Problem 2: Bag of SIFT Representation + Nearest Neighbor Classifer

After you have implemented a baseline scene recognition pipeline it is time to move on to a more sophisticated image representation — bags of quantized SIFT features. Before we can represent our training and testing images as bag of feature histograms, we first need to establish a vocabulary of visual words. We will form this vocabulary by sampling many local features from our training set (10’s or 100’s of thousands) and then cluster them with k-means. The number of k-means clusters is the size of our vocabulary and the size of our features. For example, you might start by clustering many SIFT descriptors into k=50 clusters. This partitions the continuous, 128 dimensional SIFT feature space into 50 regions. For any new SIFT feature we observe, we can figure out which region it belongs to as long as we save the centroids of our original clusters. Those centroids are our visual word vocabulary. Because it can be slow to sample and cluster many local features, the starter code saves the cluster centroids and avoids recomputing them on future runs.

Now we are ready to represent our training and testing images as histograms of visual words. For each image we will densely sample many SIFT descriptors. Instead of storing hundreds of SIFT descriptors, we simply count how many SIFT descriptors fall into each cluster in our visual word vocabulary. This is done by finding the nearest neighbor k-means centroid for every SIFT feature. Thus, if we have a vocabulary of 50 visual words, and we detect 220 distinct SIFT features in an image, our bag of SIFT representation will be a histogram of 50 dimensions where each bin counts how many times a SIFT descriptor was assigned to that cluster.

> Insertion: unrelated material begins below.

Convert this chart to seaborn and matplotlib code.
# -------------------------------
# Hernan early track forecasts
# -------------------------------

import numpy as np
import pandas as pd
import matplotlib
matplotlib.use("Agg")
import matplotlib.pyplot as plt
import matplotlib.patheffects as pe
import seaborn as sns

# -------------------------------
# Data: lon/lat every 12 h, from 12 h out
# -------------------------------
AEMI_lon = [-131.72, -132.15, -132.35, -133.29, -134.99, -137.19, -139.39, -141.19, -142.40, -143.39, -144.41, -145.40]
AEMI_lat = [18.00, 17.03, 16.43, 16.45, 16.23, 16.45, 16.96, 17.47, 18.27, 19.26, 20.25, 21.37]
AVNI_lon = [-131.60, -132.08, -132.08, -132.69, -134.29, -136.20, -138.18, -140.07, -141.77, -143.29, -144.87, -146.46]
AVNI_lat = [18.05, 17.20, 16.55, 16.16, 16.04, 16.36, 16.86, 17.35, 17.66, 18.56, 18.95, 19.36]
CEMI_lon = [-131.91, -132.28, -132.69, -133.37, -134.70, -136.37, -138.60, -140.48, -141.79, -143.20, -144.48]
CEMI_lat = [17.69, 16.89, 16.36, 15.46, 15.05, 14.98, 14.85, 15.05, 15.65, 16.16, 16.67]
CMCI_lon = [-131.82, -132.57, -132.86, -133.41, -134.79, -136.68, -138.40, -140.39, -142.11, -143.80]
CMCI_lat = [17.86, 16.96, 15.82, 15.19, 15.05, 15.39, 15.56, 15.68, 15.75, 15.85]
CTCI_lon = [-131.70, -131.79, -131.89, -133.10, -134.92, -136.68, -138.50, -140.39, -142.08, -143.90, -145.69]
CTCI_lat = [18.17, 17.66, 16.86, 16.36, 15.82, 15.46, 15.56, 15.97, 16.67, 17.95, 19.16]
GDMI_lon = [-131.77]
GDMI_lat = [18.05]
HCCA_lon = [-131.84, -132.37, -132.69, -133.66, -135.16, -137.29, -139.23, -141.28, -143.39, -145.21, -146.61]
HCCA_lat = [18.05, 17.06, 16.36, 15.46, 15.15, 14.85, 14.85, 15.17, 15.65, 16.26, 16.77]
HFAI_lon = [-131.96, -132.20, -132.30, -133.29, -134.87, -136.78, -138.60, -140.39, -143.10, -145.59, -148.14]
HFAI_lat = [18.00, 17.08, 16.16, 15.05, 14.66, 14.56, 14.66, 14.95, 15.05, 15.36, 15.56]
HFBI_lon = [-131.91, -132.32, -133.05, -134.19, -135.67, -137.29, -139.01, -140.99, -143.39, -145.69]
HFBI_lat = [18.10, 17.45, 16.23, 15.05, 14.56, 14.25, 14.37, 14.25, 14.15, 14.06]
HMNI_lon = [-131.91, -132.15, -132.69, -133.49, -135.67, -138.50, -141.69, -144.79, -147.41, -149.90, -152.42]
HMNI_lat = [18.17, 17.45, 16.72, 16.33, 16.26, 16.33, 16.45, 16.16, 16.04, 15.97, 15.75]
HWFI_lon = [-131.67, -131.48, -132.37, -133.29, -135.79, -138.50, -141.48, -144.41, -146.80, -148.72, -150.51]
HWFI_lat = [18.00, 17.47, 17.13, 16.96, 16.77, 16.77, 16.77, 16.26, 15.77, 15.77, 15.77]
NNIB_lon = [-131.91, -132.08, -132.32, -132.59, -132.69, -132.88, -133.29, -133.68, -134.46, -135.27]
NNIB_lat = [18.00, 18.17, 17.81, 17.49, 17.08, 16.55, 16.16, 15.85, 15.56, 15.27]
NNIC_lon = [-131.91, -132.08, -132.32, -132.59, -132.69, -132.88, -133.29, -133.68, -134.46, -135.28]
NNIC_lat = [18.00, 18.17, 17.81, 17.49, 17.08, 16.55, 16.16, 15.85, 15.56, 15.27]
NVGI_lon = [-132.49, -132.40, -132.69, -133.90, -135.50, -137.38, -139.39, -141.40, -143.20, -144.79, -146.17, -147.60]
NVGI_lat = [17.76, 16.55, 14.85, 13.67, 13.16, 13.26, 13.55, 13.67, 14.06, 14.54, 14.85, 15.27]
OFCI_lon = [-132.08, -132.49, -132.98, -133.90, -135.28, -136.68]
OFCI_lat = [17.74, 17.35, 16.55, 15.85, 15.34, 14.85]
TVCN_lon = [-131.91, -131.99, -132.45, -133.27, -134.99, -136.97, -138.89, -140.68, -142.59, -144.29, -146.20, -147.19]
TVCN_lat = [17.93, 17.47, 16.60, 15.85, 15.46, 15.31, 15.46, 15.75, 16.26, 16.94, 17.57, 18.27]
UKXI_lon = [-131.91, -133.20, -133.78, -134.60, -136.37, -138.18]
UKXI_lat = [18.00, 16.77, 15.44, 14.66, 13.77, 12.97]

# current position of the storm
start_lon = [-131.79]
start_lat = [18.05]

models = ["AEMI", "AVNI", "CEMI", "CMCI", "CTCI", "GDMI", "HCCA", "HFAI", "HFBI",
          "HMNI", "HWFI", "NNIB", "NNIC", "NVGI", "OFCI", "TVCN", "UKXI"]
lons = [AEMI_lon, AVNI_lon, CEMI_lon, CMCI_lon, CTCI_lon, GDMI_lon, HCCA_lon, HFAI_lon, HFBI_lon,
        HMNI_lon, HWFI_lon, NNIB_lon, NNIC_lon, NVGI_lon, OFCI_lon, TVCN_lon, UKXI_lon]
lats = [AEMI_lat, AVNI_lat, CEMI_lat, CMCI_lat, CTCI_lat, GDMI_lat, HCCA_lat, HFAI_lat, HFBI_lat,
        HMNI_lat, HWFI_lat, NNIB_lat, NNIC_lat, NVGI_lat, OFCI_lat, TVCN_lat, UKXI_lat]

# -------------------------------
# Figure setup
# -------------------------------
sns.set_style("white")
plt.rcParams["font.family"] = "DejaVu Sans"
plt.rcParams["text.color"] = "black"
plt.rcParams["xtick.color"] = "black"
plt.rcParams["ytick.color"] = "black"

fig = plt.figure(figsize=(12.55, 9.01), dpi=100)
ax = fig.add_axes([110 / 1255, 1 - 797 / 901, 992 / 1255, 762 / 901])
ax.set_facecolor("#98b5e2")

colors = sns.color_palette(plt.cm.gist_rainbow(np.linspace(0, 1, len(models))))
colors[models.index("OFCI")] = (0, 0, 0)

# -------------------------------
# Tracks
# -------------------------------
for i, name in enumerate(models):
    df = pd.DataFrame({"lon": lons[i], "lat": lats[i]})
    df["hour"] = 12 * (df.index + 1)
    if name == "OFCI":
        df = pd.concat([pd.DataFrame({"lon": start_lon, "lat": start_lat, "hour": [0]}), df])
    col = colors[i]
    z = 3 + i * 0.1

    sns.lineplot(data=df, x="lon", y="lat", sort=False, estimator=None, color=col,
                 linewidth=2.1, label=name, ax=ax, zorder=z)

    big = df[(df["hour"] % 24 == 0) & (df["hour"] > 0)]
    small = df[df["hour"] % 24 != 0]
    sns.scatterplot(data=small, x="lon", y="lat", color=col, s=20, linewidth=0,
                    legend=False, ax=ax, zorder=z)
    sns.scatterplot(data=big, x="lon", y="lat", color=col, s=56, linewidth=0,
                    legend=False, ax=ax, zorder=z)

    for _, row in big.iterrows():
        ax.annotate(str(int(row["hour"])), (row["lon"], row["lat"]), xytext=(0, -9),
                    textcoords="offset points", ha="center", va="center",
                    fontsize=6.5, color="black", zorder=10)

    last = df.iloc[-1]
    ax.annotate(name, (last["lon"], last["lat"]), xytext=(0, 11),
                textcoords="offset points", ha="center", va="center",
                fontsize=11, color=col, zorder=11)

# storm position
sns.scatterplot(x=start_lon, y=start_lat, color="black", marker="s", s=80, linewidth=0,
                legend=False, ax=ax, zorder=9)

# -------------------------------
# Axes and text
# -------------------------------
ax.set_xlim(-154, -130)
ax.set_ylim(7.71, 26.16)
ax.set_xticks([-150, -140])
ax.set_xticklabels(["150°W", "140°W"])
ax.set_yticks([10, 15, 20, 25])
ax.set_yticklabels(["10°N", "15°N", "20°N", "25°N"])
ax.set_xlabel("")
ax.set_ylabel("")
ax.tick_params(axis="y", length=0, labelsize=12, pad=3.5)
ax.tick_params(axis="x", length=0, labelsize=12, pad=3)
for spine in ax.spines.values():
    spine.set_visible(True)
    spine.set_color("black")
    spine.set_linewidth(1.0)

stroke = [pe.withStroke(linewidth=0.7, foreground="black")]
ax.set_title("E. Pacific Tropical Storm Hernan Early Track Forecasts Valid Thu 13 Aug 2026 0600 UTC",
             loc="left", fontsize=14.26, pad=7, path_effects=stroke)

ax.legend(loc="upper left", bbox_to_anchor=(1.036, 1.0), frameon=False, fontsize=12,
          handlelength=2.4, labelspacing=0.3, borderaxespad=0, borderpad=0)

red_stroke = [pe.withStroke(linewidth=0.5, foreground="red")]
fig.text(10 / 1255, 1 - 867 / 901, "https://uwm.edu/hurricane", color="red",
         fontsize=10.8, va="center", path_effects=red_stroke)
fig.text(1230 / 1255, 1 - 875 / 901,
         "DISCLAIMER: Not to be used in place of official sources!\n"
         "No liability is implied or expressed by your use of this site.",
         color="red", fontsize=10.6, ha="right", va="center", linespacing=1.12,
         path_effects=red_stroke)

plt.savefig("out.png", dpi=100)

The total of all the bin-counts is 220. The histogram should be normalized so that image size does not dramatically change the bag of features magnitude.

After you obtain the Bag of SIFT feature representation of the images, you have to train a KNN classifier in the Bag of SIFT feature space and report your test set accuracy and time consumption.

Note:

Instead of using SIFT to detect invariant keypoints which is time-consuming, you are recommended to densely sample keypoints in a grid with certain step size (sampling density) and scale.
There are many design decisions and free parameters for the bag of SIFT representation (number of clusters, sampling density, sampling scales, SIFT parameters, etc.) so accuracy might vary from 50% to 60%.
Indicate clearly the parameters you use along with the prediction accuracy on test set and time consumption.

Hints:

Use KMeans in Sklearn to do clustering and find the nearest cluster centroid for each SIFT feature;
Use cv2.xfeatures2d.SIFT_create() to create a SIFT object;
Use sift.compute() to compute SIFT descriptors given densely sampled keypoints (cv2.Keypoint).
Be mindful of RAM usage. Try to make the code more memory efficient, otherwise it could easily exceed RAM limits in Colab, at which point your session will crash.
If your RAM is going to run out of space, use gc.collect() for the garbage collector to collect unused objects in memory to free some space.
Store data or features as NumPy arrays instead of lists. Computation on NumPy arrays is much more efficient than lists.

# 240x240
# train_data
# test_data
start_time = time.time()

# Prepare images with set keypoints and descriptors
size = [240, 240]
step = 20
scale = 8
keypoints = [cv2.KeyPoint(i, j, scale) for i in range(step, size[0], step) for j in range(step, size[1], step)]
print('Step size and scale for keypoints: {} and {}'.format(step, scale))
print('Numer of keypoints per image {}'.format(len(keypoints)))
# print(keypoints)

descriptors_start_time = time.time()
sift = cv2.xfeatures2d.SIFT_create()
descriptors = []
for image in train_data:
  kp, des = sift.compute(image, keypoints)
  descriptors.extend(des)
#   print(des)
descriptors_elapsed_time = time.time() - descriptors_start_time
print('{} descriptors across all images computed in {}s'.format(len(descriptors), descriptors_elapsed_time))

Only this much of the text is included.